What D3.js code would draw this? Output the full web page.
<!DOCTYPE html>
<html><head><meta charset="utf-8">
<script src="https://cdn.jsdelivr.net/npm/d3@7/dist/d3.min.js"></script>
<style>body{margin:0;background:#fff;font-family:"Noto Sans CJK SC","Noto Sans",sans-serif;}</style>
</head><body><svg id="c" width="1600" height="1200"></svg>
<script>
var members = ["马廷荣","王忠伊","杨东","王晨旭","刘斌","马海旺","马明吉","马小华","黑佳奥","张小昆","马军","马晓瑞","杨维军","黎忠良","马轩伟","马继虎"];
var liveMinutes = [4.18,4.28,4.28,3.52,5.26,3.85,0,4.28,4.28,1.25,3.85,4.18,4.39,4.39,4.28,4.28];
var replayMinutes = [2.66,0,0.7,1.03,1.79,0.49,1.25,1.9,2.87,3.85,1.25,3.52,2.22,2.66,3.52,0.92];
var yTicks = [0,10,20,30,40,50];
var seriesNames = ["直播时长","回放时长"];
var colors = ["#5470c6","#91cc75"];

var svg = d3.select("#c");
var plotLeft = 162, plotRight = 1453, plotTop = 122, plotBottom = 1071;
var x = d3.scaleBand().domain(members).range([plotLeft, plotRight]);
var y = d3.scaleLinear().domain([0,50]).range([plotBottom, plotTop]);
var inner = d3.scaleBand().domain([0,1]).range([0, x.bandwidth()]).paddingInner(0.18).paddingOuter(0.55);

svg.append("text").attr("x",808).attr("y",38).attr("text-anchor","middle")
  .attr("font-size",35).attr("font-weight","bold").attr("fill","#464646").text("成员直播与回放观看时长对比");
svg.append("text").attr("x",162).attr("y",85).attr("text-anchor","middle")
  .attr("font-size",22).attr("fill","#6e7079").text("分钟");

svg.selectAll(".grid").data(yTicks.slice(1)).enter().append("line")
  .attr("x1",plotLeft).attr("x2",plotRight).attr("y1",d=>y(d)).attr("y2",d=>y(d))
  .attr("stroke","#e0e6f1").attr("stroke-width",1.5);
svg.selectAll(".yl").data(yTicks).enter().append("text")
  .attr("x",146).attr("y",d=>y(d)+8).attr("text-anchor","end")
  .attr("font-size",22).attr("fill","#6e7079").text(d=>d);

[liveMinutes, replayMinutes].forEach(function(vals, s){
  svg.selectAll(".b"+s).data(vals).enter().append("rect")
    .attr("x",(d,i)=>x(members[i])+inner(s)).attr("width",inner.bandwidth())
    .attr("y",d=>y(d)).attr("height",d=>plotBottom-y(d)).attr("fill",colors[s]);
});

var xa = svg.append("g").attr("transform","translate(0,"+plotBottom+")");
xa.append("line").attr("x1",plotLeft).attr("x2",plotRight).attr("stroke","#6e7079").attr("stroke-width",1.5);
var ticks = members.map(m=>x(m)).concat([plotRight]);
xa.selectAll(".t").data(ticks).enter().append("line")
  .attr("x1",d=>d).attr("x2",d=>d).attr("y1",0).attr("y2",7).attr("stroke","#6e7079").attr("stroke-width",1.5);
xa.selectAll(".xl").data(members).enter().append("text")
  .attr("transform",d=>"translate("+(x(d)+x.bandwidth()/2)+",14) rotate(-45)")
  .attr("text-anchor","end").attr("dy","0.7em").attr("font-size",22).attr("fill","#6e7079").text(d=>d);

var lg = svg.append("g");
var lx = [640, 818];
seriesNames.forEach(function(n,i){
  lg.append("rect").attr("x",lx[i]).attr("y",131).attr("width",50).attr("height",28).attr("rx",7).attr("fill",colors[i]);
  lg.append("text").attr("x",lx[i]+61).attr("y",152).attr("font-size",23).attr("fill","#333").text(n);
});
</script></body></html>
--
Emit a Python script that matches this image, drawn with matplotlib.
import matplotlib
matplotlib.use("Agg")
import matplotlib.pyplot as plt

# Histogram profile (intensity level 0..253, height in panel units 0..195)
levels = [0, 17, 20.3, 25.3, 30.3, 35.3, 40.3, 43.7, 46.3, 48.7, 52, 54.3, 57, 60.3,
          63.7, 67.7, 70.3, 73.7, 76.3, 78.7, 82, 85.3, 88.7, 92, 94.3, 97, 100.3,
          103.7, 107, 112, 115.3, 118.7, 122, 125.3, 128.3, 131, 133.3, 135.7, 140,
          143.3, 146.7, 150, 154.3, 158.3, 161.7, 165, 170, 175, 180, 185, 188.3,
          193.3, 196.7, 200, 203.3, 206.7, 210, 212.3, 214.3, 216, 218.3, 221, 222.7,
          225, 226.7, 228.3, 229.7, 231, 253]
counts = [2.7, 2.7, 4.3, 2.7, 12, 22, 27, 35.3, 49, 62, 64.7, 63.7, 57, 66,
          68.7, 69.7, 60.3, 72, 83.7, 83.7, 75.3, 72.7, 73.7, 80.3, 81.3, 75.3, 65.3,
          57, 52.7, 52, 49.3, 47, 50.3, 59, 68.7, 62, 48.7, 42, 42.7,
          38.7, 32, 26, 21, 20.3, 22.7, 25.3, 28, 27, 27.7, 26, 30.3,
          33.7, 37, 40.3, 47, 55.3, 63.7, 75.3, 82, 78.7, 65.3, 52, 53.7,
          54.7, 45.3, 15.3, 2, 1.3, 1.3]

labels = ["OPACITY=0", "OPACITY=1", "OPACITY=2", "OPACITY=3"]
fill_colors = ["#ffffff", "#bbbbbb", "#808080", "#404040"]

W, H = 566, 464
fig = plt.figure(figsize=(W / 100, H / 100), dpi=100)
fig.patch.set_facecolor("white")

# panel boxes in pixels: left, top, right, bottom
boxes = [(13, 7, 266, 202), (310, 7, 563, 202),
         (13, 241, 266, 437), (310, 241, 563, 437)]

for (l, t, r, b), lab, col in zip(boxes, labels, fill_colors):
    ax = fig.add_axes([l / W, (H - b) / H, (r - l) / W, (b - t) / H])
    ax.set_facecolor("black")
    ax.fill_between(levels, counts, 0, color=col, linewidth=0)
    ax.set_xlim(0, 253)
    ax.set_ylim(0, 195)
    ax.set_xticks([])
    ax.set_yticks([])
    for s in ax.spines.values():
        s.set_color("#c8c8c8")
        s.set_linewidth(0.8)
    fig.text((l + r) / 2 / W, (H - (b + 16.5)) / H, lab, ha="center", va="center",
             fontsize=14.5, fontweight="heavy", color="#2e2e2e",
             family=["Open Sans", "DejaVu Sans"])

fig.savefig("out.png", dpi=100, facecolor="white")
==
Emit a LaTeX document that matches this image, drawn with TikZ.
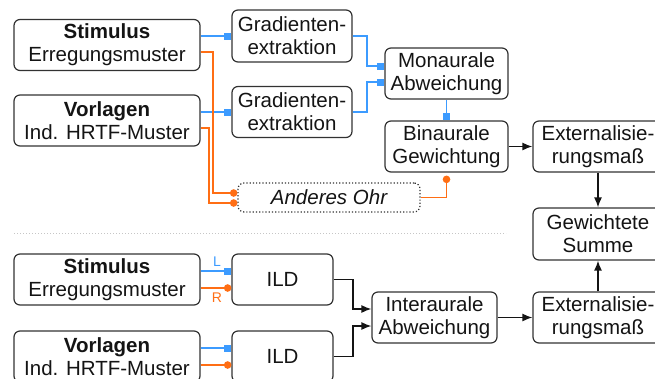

• Job: In the material above, show every line where the word "this" turns up.

• Answer below:
What D3.js code would draw this? Output the full web page.
Emit a Python script that matches this image, drawn with matplotlib.
Emit a LaTeX document that matches this image, drawn with TikZ.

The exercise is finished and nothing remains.